Wie lässt sich verhindern, dass Politikerinnen und Politiker, insbesondere im Bereich Verkehr, weiter auf kurzfristige Furore-Maßnahmen setzen, statt sich auf das Wesentliche zu konzentrieren?

Lassen sich aktuelle Mechanismen ändern, die sie mit Blick auf Umfragen und Stimmungen agieren und harte Entscheidungen vermeiden lassen?

Auf der politsystemischen Ebene könnte man über die Verlängerung der Legislaturen nachdenken oder über eine Direktwahl für die Besetzung der Ministeriumsleitungen. Die gäbe den Kandidatinnen und Kandidaten die Gelegenheit, der Bevölkerung darzulegen, was sie wie anpacken wollen.

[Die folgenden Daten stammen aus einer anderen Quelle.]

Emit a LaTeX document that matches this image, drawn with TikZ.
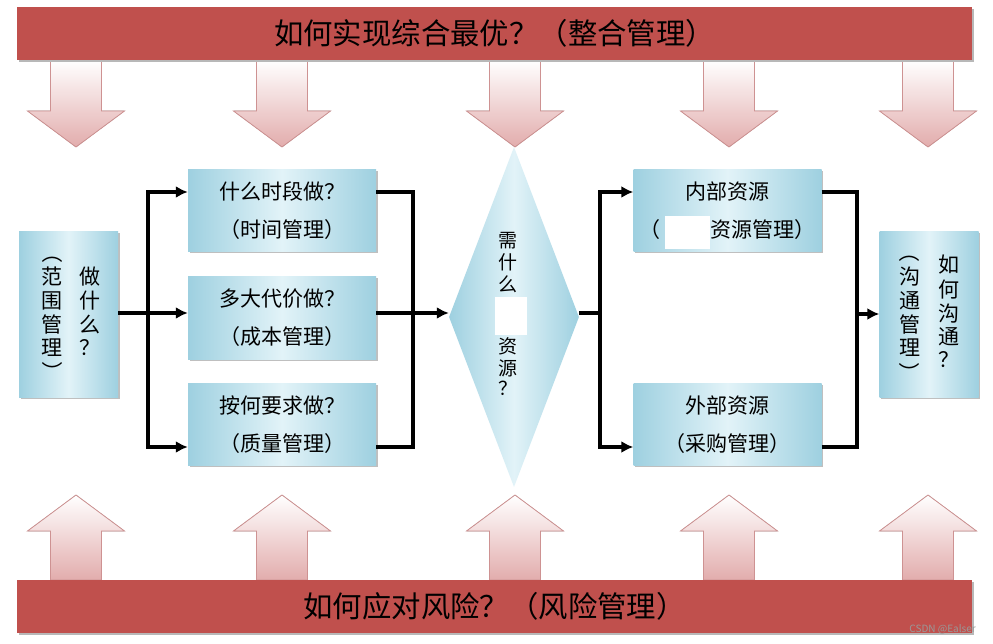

Aber auch auf weniger radikaler Ebene gibt es genug Vorschläge, wie sich Bau und Wartung von Brücken, Schienen und Schleusen neu organisieren ließen. Derzeit ist wieder ein sogenannter Infrastrukturfonds im Gespräch: ein Topf voller Geld, das mehrere Jahre zuverlässig in neue Schienen und Brücken fließt – unabhängig von den jährlichen Haushaltsverhandlungen im Bundestag.

Straße, Schiene, Wasser muss gemeinsam geplant werden

Zudem müssten die großen Bauvorhaben von Straße, Schiene und Wasser endlich zusammen gedacht werden, statt dass es weiterhin Einzelpläne für die unterschiedlichen Verkehrsträger gibt. Koordiniert werden könnte das durch eine Verkehrsinfrastrukturgesellschaft Deutschland, wie sie das Umweltbundesamt in einer Studie 2021 vorgeschlagen hat.

Für die Kontrolle sehen die Autoren ein neu zu schaffendes Bundesamt vor, das unter anderem die von der Gesellschaft eingereichten Investitions- und Zustandsberichte prüft. Solche Organisationsformen könnten mit Sachverstand und unabhängiger von tagespolitischen Mechanismen und Stimmungen agieren.

All diese Maßnahmen könnten auch den Klimaschutz-Turbo zünden und die Weichen für den drängenden Umbau des Mobilitätssystems stellen: Statt einseitig Rabatte für E-Autos zu verteilen oder Busse und Bahnen günstiger zu machen, um in der Gunst der Wählerinnen und Wähler zu steigen, würde in die Zukunft des Landes investiert.

Es ist an der Zeit, die Schwachstellen des aktuellen Systems zu benennen, neue Ideen zu entwickeln und umzusetzen. Denn die Herausforderungen werden Jahr für Jahr größer.